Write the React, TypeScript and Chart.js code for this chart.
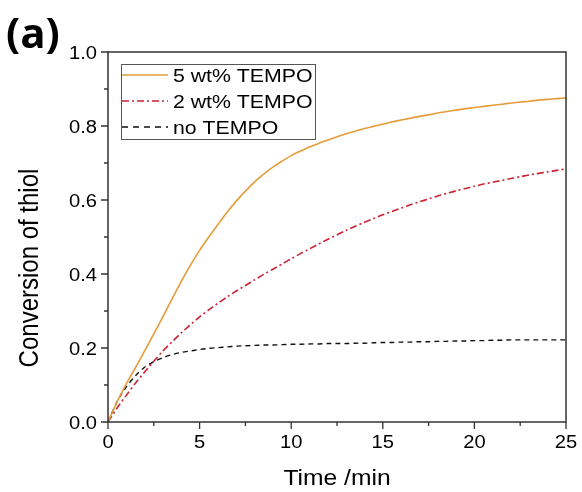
import React, { useEffect, useRef } from 'react';
import { Chart, registerables } from 'chart.js';

Chart.register(...registerables);

const TIME = [0, 0.5, 1, 1.5, 2, 2.5, 3, 3.5, 4, 4.5, 5, 5.5, 6, 6.5, 7, 7.5, 8, 8.5, 9, 9.5, 10, 10.5, 11, 11.5, 12, 12.5, 13, 13.5, 14, 14.5, 15, 15.5, 16, 16.5, 17, 17.5, 18, 18.5, 19, 19.5, 20, 20.5, 21, 21.5, 22, 22.5, 23, 23.5, 24, 24.5, 25];
const TEMPO_5 = [0, 0.055, 0.103, 0.147, 0.192, 0.238, 0.285, 0.333, 0.38, 0.424, 0.464, 0.5, 0.534, 0.567, 0.597, 0.624, 0.649, 0.67, 0.689, 0.705, 0.72, 0.732, 0.743, 0.753, 0.762, 0.771, 0.779, 0.786, 0.793, 0.799, 0.805, 0.811, 0.816, 0.821, 0.826, 0.83, 0.835, 0.839, 0.843, 0.847, 0.85, 0.853, 0.856, 0.859, 0.862, 0.865, 0.867, 0.87, 0.872, 0.874, 0.876];
const TEMPO_2 = [0, 0.038, 0.072, 0.105, 0.135, 0.164, 0.192, 0.217, 0.241, 0.263, 0.284, 0.303, 0.321, 0.338, 0.354, 0.369, 0.384, 0.399, 0.413, 0.427, 0.441, 0.455, 0.468, 0.481, 0.494, 0.506, 0.518, 0.529, 0.54, 0.55, 0.56, 0.569, 0.578, 0.587, 0.595, 0.603, 0.611, 0.618, 0.625, 0.631, 0.637, 0.643, 0.648, 0.653, 0.658, 0.663, 0.668, 0.672, 0.676, 0.68, 0.684];
const NO_TEMPO = [0, 0.055, 0.095, 0.125, 0.148, 0.163, 0.174, 0.182, 0.188, 0.192, 0.196, 0.199, 0.201, 0.203, 0.205, 0.206, 0.207, 0.208, 0.208, 0.209, 0.21, 0.21, 0.211, 0.211, 0.212, 0.212, 0.212, 0.213, 0.213, 0.214, 0.215, 0.215, 0.216, 0.216, 0.217, 0.217, 0.218, 0.218, 0.219, 0.219, 0.22, 0.22, 0.221, 0.221, 0.222, 0.222, 0.222, 0.222, 0.222, 0.222, 0.222];

const SERIES_LABELS = ['5 wt% TEMPO', '2 wt% TEMPO', 'no TEMPO'];
const X_TICKS = [0, 5, 10, 15, 20, 25];
const X_MINOR = [2.5, 7.5, 12.5, 17.5, 22.5];
const Y_TICKS = [0, 0.2, 0.4, 0.6, 0.8, 1.0];
const Y_MINOR = [0.1, 0.3, 0.5, 0.7, 0.9];
const X_TITLE = 'Time /min';
const Y_TITLE = 'Conversion of thiol';
const PANEL = '(a)';

const FONT = "'Liberation Sans', Arial, sans-serif";
const SX = 1.12;

function drawText(ctx: CanvasRenderingContext2D, s: string, x: number, y: number, align: CanvasTextAlign, font: string) {
  ctx.save();
  ctx.font = font;
  ctx.translate(x, y);
  ctx.scale(SX, 1);
  ctx.textAlign = align;
  ctx.textBaseline = 'alphabetic';
  ctx.fillStyle = '#000';
  ctx.fillText(s, 0, 0);
  ctx.restore();
}

const decorPlugin = {
  id: 'decor',
  afterDraw(chart: any) {
    const ctx: CanvasRenderingContext2D = chart.ctx;
    const { left, right, top, bottom } = chart.chartArea;
    const xs = chart.scales.x;
    const ys = chart.scales.y;
    ctx.save();
    ctx.strokeStyle = '#333';
    ctx.lineWidth = 1.5;
    ctx.strokeRect(left, top, right - left, bottom - top);
    ctx.lineWidth = 1.3;
    ctx.beginPath();
    X_TICKS.forEach(v => { const p = xs.getPixelForValue(v); ctx.moveTo(p, bottom); ctx.lineTo(p, bottom + 7); });
    X_MINOR.forEach(v => { const p = xs.getPixelForValue(v); ctx.moveTo(p, bottom); ctx.lineTo(p, bottom + 4); });
    Y_TICKS.forEach(v => { const p = ys.getPixelForValue(v); ctx.moveTo(left, p); ctx.lineTo(left - 7, p); });
    Y_MINOR.forEach(v => { const p = ys.getPixelForValue(v); ctx.moveTo(left, p); ctx.lineTo(left - 4, p); });
    ctx.stroke();
    ctx.restore();

    const tickFont = `18px ${FONT}`;
    X_TICKS.forEach(v => drawText(ctx, String(v), xs.getPixelForValue(v), bottom + 26, 'center', tickFont));
    Y_TICKS.forEach(v => drawText(ctx, v.toFixed(1), left - 11, ys.getPixelForValue(v) + 6.5, 'right', tickFont));

    drawText(ctx, X_TITLE, (left + right) / 2, 485, 'center', `22px ${FONT}`);
    ctx.save();
    ctx.translate(31, 268);
    ctx.rotate(-Math.PI / 2);
    ctx.scale(1, SX);
    ctx.font = `24px ${FONT}`;
    ctx.textAlign = 'center';
    ctx.textBaseline = 'middle';
    ctx.fillStyle = '#000';
    ctx.fillText(Y_TITLE, 0, 0);
    ctx.restore();

    ctx.save();
    ctx.font = "bold 42px 'Open Sans', 'DejaVu Sans', sans-serif";
    ctx.fillStyle = '#000';
    ctx.textAlign = 'left';
    ctx.textBaseline = 'alphabetic';
    ctx.fillText(PANEL, 6, 48);
    ctx.restore();

    const lx = 121, ly = 64, lw = 194, lh = 75;
    ctx.save();
    ctx.fillStyle = '#fff';
    ctx.fillRect(lx, ly, lw, lh);
    ctx.strokeStyle = '#555';
    ctx.lineWidth = 1;
    ctx.strokeRect(lx + 0.5, ly + 0.5, lw, lh);
    chart.data.datasets.forEach((ds: any, i: number) => {
      const yy = 75 + i * 26;
      ctx.save();
      ctx.strokeStyle = ds.borderColor;
      ctx.lineWidth = ds.borderWidth;
      ctx.setLineDash(ds.legendDash || ds.borderDash || []);
      ctx.beginPath();
      ctx.moveTo(lx + 1, yy);
      ctx.lineTo(lx + 47, yy);
      ctx.stroke();
      ctx.restore();
      drawText(ctx, ds.label, lx + 52, yy + 7, 'left', `19px ${FONT}`);
    });
    ctx.restore();
  },
};

export default function App() {
  const ref = useRef<HTMLCanvasElement | null>(null);
  useEffect(() => {
    if (!ref.current) return;
    const mk = (arr: number[]) => TIME.map((t, i) => ({ x: t, y: arr[i] }));
    const chart = new Chart(ref.current, {
      type: 'line',
      data: {
        datasets: [
          { label: SERIES_LABELS[0], data: mk(TEMPO_5), borderColor: '#E59C3A', borderWidth: 1.6, pointRadius: 0, tension: 0.3 },
          { label: SERIES_LABELS[1], data: mk(TEMPO_2), borderColor: '#CC2233', borderWidth: 1.6, pointRadius: 0, tension: 0.3, borderDash: [7, 3, 2, 3] },
          { label: SERIES_LABELS[2], data: mk(NO_TEMPO), borderColor: '#111', borderWidth: 1.4, pointRadius: 0, tension: 0.3, borderDash: [5, 4], legendDash: [6, 5] } as any,
        ],
      },
      options: {
        responsive: false,
        animation: false,
        events: [],
        layout: { padding: { left: 0, top: 52, right: 16, bottom: 0 } },
        plugins: { legend: { display: false }, tooltip: { enabled: false }, title: { display: false } },
        scales: {
          x: {
            type: 'linear', min: 0, max: 25,
            ticks: { display: false, stepSize: 5 },
            grid: { display: false }, border: { display: false },
            afterFit: (s: any) => { s.height = 70; },
          },
          y: {
            type: 'linear', min: 0, max: 1,
            ticks: { display: false, stepSize: 0.2 },
            grid: { display: false }, border: { display: false },
            afterFit: (s: any) => { s.width = 108; },
          },
        },
      },
      plugins: [decorPlugin],
    });
    return () => chart.destroy();
  }, []);
  return (
    <div style={{ position: 'fixed', left: 0, top: 0, width: 582, height: 492, background: '#fff' }}>
      <canvas ref={ref} width={582} height={492} style={{ width: 582, height: 492 }} />
    </div>
  );
}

# [Request]
Begin at the top of the material above and output each line exactly, stopping after the line that holds "const SX = 1.12;". Leave out pictures.

# [Answer for this exercise]
Write the React, TypeScript and Chart.js code for this chart.
import React, { useEffect, useRef } from 'react';
import { Chart, registerables } from 'chart.js';

Chart.register(...registerables);

const TIME = [0, 0.5, 1, 1.5, 2, 2.5, 3, 3.5, 4, 4.5, 5, 5.5, 6, 6.5, 7, 7.5, 8, 8.5, 9, 9.5, 10, 10.5, 11, 11.5, 12, 12.5, 13, 13.5, 14, 14.5, 15, 15.5, 16, 16.5, 17, 17.5, 18, 18.5, 19, 19.5, 20, 20.5, 21, 21.5, 22, 22.5, 23, 23.5, 24, 24.5, 25];
const TEMPO_5 = [0, 0.055, 0.103, 0.147, 0.192, 0.238, 0.285, 0.333, 0.38, 0.424, 0.464, 0.5, 0.534, 0.567, 0.597, 0.624, 0.649, 0.67, 0.689, 0.705, 0.72, 0.732, 0.743, 0.753, 0.762, 0.771, 0.779, 0.786, 0.793, 0.799, 0.805, 0.811, 0.816, 0.821, 0.826, 0.83, 0.835, 0.839, 0.843, 0.847, 0.85, 0.853, 0.856, 0.859, 0.862, 0.865, 0.867, 0.87, 0.872, 0.874, 0.876];
const TEMPO_2 = [0, 0.038, 0.072, 0.105, 0.135, 0.164, 0.192, 0.217, 0.241, 0.263, 0.284, 0.303, 0.321, 0.338, 0.354, 0.369, 0.384, 0.399, 0.413, 0.427, 0.441, 0.455, 0.468, 0.481, 0.494, 0.506, 0.518, 0.529, 0.54, 0.55, 0.56, 0.569, 0.578, 0.587, 0.595, 0.603, 0.611, 0.618, 0.625, 0.631, 0.637, 0.643, 0.648, 0.653, 0.658, 0.663, 0.668, 0.672, 0.676, 0.68, 0.684];
const NO_TEMPO = [0, 0.055, 0.095, 0.125, 0.148, 0.163, 0.174, 0.182, 0.188, 0.192, 0.196, 0.199, 0.201, 0.203, 0.205, 0.206, 0.207, 0.208, 0.208, 0.209, 0.21, 0.21, 0.211, 0.211, 0.212, 0.212, 0.212, 0.213, 0.213, 0.214, 0.215, 0.215, 0.216, 0.216, 0.217, 0.217, 0.218, 0.218, 0.219, 0.219, 0.22, 0.22, 0.221, 0.221, 0.222, 0.222, 0.222, 0.222, 0.222, 0.222, 0.222];

const SERIES_LABELS = ['5 wt% TEMPO', '2 wt% TEMPO', 'no TEMPO'];
const X_TICKS = [0, 5, 10, 15, 20, 25];
const X_MINOR = [2.5, 7.5, 12.5, 17.5, 22.5];
const Y_TICKS = [0, 0.2, 0.4, 0.6, 0.8, 1.0];
const Y_MINOR = [0.1, 0.3, 0.5, 0.7, 0.9];
const X_TITLE = 'Time /min';
const Y_TITLE = 'Conversion of thiol';
const PANEL = '(a)';

const FONT = "'Liberation Sans', Arial, sans-serif";
const SX = 1.12;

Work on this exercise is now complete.